Other Undecidable Problems (Rice’s Theorem)

The Halting Problem is just one example. The Church-Turing Thesis, through more advanced concepts like Rice’s Theorem, tells us that:

Any non-trivial property about the behavior of a program (i.e., what it computes, not just its syntax) is undecidable.

This means you cannot write a general algorithm that will always correctly determine, for any given program:

  • If two programs are equivalent (always produce the same output for the same input).
  • If a program will ever output “Hello World”.
  • If a program will ever access a specific memory location.
  • If a program is free of all bugs (a general property of its behavior).

These are not limitations of our ingenuity or current technology; they are inherent, fundamental limits of computation itself, as defined by the Church-Turing Thesis.

Beyond the Standard Model: Are There Exceptions?

Whenever limits are discussed, the question arises: can we break them?

Hypercomputation

The theoretical concept of “hypercomputation” explores models that might go beyond Turing machines (e.g., “oracle machines” that can solve the Halting Problem, or hypothetical machines using physical phenomena like infinite time or black holes). However, these are highly speculative and not based on physically realizable “effective procedures” as understood by the Church-Turing Thesis. The thesis applies to our current understanding of algorithms and the computations they can perform.

Quantum Computing

It’s crucial to understand that quantum computers do not break the Church-Turing Thesis. They are still considered Turing equivalent.

The power of quantum computers lies in their efficiency, not in their ability to compute previously uncomputable problems. For certain problems (like factoring large numbers or simulating quantum systems), quantum algorithms can be exponentially faster than the best known classical algorithms. But they cannot solve the Halting Problem or any other undecidable problem. They expand the realm of what’s practically computable, not what’s theoretically computable.

The Practical Takeaway for Developers

So, what does this foundational concept mean for your day-to-day coding?

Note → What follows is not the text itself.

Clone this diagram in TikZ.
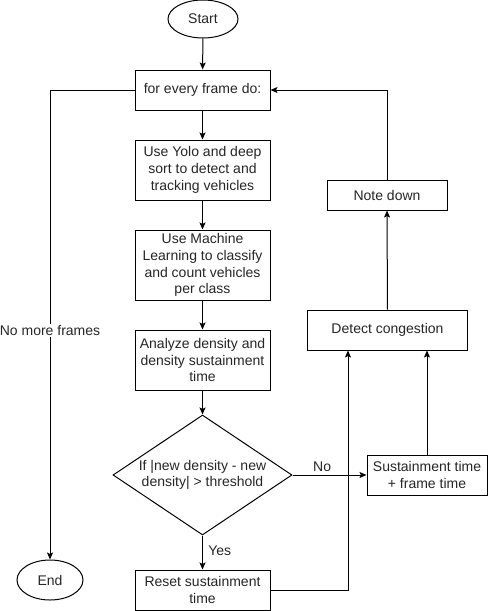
\documentclass[tikz,border=0pt]{standalone}
\usepackage{fontspec}
\setmainfont{Liberation Sans}
\usetikzlibrary{shapes.geometric,arrows.meta}
\begin{document}
\begin{tikzpicture}[x=1pt,y=-1pt,
  font=\fontsize{14}{16.8}\selectfont,
  txt/.style={text=black!85},
  box/.style={draw,line width=1pt,fill=white,inner sep=0pt,align=center,txt},
  term/.style={draw,ellipse,line width=1pt,inner sep=0pt,txt},
  line/.style={line width=1pt},
  arr/.style={line,-{Stealth[length=7pt,width=6pt,inset=1.5pt]}},
  lbl/.style={fill=white,inner sep=1pt,txt}]
\useasboundingbox (0,0) rectangle (488,611);

% terminals
\node[term,minimum width=70,minimum height=38] (start) at (203,19) {Start};
\node[term,minimum width=66,minimum height=40] (end) at (50,580) {End};

% main column
\node[box,minimum width=135,minimum height=40] (frame) at (202.5,90) {for every frame do:};
\node[box,minimum width=135,minimum height=60] (yolo) at (202.5,170) {Use Yolo and deep\\sort to detect and\\tracking vehicles};
\node[box,minimum width=135,minimum height=70] (ml) at (202.5,265) {Use Machine\\Learning to classify\\and count vehicles\\per class};
\node[box,minimum width=135,minimum height=60] (ana) at (202.5,360) {Analyze density and\\density sustainment\\time};
\node[draw,diamond,line width=1pt,inner sep=0pt,minimum width=179,minimum height=120] (dec) at (202.5,475) {};
\node[align=center,txt] (dectext) at (dec.center) {If |new density - new\\density| {>} threshold};
\node[box,minimum width=135,minimum height=40] (reset) at (202.5,590) {Reset sustainment\\time};

% right column
\node[box,minimum width=120,minimum height=40] (sus) at (427,475) {Sustainment time\\+ frame time};
\node[box,minimum width=160,minimum height=40] (detect) at (387.5,330) {Detect congestion};
\node[box,minimum width=120,minimum height=30] (note) at (387,195) {Note down};

% flow
\draw[arr] (start) -- (frame);
\draw[arr] (frame) -- (yolo);
\draw[arr] (yolo) -- (ml);
\draw[arr] (ml) -- (ana);
\draw[arr] (ana) -- (dec.north);
\draw[arr] (dec.south) -- node[right,pos=0.45,txt,xshift=2pt] {Yes} (reset);
\draw[arr] (dec.east) -- node[above,pos=0.4,txt] {No} (sus.west);
\draw[arr] (reset.east) -| ([xshift=-39.5pt]detect.south);
\draw[arr] (sus.north) -- (sus.north |- detect.south);
\draw[arr] (detect.north) -- (note.south);
\draw[arr] (note.north) |- (frame.east);
\draw[arr] (frame.west) -| node[lbl,pos=0.756] {No more frames} (end.north);
\end{tikzpicture}
\end{document}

  1. Embrace the Limits: Don’t waste your time (or your company’s resources) trying to build a perfect, general-purpose solution for a provably undecidable problem. If a client asks for a system that can definitively prove the absence of all bugs in any piece of code, you can confidently say it’s impossible.
  2. Focus on Decidable Subsets: While the general problem might be undecidable, specific, restricted versions often are. For instance, you can’t prove termination for all programs, but you can for programs without loops, or for programs where loop bounds are known at compile time. Static analysis tools succeed by analyzing simplified models or specific patterns.
  3. Rely on Heuristics and Human Oversight: For problems that are undecidable or computationally intractable (too slow for a Turing machine to solve in a reasonable time), we use heuristics, approximations, and human intelligence. Debuggers help us find specific bugs, even if they can’t prove their absence. Test suites increase confidence, but never guarantee correctness.
  4. Understand “Why Not”: The Church-Turing Thesis provides a deep understanding of why certain problems are inherently hard or impossible for computers. It explains why software verification is so challenging, why artificial general intelligence faces theoretical hurdles beyond just processing power, and why there will always be limits to automation.

Conclusion

The Church-Turing Thesis stands as one of the most profound insights of 20th-century mathematics and computer science. It formally delineates the boundary between what is algorithmically knowable and what lies beyond.

Every line of code you write, every intricate algorithm you design, and every powerful application you build operates within the confines established by Church and Turing nearly a century ago. These limits are not arbitrary; they are woven into the very fabric of computation itself. Your code will never escape them, and understanding this fundamental truth is key to truly mastering the art and science of software development. It’s a humbling yet empowering realization: recognizing the limits helps us innovate more effectively within them.